##### SOURCE MATERIAL #####
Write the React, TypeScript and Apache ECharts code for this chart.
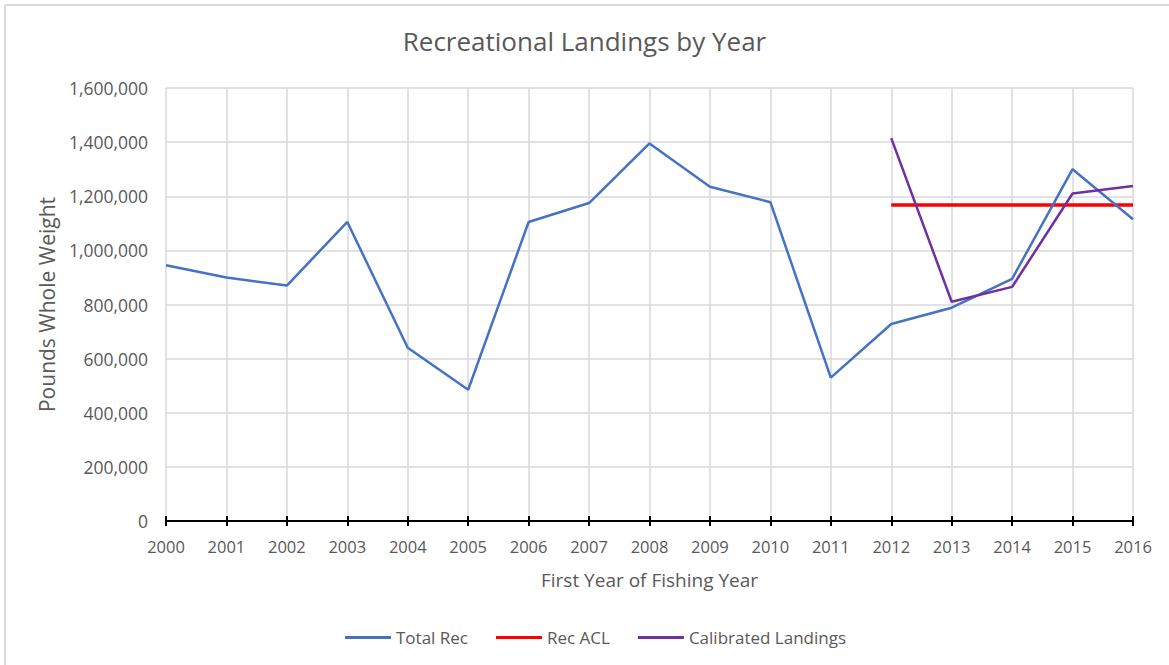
import React, { useEffect, useRef } from "react";
import * as echarts from "echarts";

const years = ["2000","2001","2002","2003","2004","2005","2006","2007","2008","2009","2010","2011","2012","2013","2014","2015","2016"];
const totalRec = [945000, 900000, 870000, 1105000, 640000, 485000, 1105000, 1175000, 1395000, 1235000, 1178000, 530000, 728000, 788000, 895000, 1300000, 1115000];
const recACL = [null, null, null, null, null, null, null, null, null, null, null, null, 1168000, 1168000, 1168000, 1168000, 1168000];
const calibrated = [null, null, null, null, null, null, null, null, null, null, null, null, 1415000, 810000, 865000, 1210000, 1238000];

const FONT = "'Open Sans', sans-serif";
const GRAY = "#595959";

export default function App() {
  const ref = useRef<HTMLDivElement>(null);
  useEffect(() => {
    const chart = echarts.init(ref.current!, null, { renderer: "svg" });
    chart.setOption({
      animation: false,
      backgroundColor: "#ffffff",
      title: {
        text: "Recreational Landings by Year",
        left: "center",
        top: 23,
        textStyle: { fontFamily: FONT, fontSize: 26, fontWeight: "normal", color: GRAY },
      },
      legend: {
        bottom: 14,
        left: 340,
        itemWidth: 46,
        itemHeight: 3,
        itemGap: 28,
        icon: "rect",
        textStyle: { fontFamily: FONT, fontSize: 17, color: GRAY },
        data: ["Total Rec", "Rec ACL", "Calibrated Landings"],
      },
      graphic: [
        { type: "line", shape: { x1: 5, y1: 5, x2: 1169, y2: 5 }, style: { stroke: "#d9d9d9", lineWidth: 2 } },
        { type: "line", shape: { x1: 5, y1: 5, x2: 5, y2: 665 }, style: { stroke: "#d9d9d9", lineWidth: 2 } },
      ],
      grid: { left: 166, right: 36, top: 88, bottom: 144 },
      xAxis: [
        {
          type: "category",
          data: years,
          boundaryGap: false,
          name: "First Year of Fishing Year",
          nameLocation: "middle",
          nameGap: 49,
          nameTextStyle: { fontFamily: FONT, fontSize: 19, color: GRAY },
          axisLine: { lineStyle: { color: "#000000", width: 2 } },
          axisTick: { show: true, length: 5, interval: 0, lineStyle: { color: "#000000", width: 2 } },
          axisLabel: { fontFamily: FONT, fontSize: 16.5, color: GRAY, margin: 17, interval: 0 },
          splitLine: { show: true, lineStyle: { color: "#d9d9d9", width: 1.5 } },
        },
        {
          type: "category",
          data: years,
          boundaryGap: false,
          position: "bottom",
          axisLine: { show: false },
          axisTick: { show: true, inside: true, length: 5, interval: 0, lineStyle: { color: "#000000", width: 2 } },
          axisLabel: { show: false },
          splitLine: { show: false },
        },
      ],
      yAxis: {
        type: "value",
        min: 0,
        max: 1600000,
        interval: 200000,
        name: "Pounds Whole Weight",
        nameLocation: "middle",
        nameGap: 109,
        nameTextStyle: { fontFamily: FONT, fontSize: 21, color: GRAY },
        axisLine: { show: false },
        axisTick: { show: false },
        axisLabel: {
          fontFamily: FONT,
          fontSize: 17.5,
          color: GRAY,
          margin: 18,
          formatter: (v: number) => v.toLocaleString("en-US"),
        },
        splitLine: { lineStyle: { color: "#d9d9d9", width: 1.5 } },
      },
      series: [
        {
          name: "Total Rec",
          type: "line",
          data: totalRec,
          symbol: "none",
          color: "#4472c4",
          lineStyle: { color: "#4472c4", width: 2.5 },
          z: 3,
        },
        {
          name: "Rec ACL",
          type: "line",
          data: recACL,
          symbol: "none",
          color: "#ff0000",
          lineStyle: { color: "#ff0000", width: 3.5 },
          z: 2,
        },
        {
          name: "Calibrated Landings",
          type: "line",
          data: calibrated,
          symbol: "none",
          color: "#7030a0",
          lineStyle: { color: "#7030a0", width: 2.5 },
          z: 4,
        },
      ],
    });
    return () => chart.dispose();
  }, []);
  return <div ref={ref} style={{ position: "fixed", left: 0, top: 0, width: 1169, height: 665 }} />;
}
#####
TASK STATEMENT
Restate the data word for word from its first line through the line with "import * as", leaving out any picture along the way.

THE ANSWER
Write the React, TypeScript and Apache ECharts code for this chart.
import React, { useEffect, useRef } from "react";
import * as echarts from "echarts";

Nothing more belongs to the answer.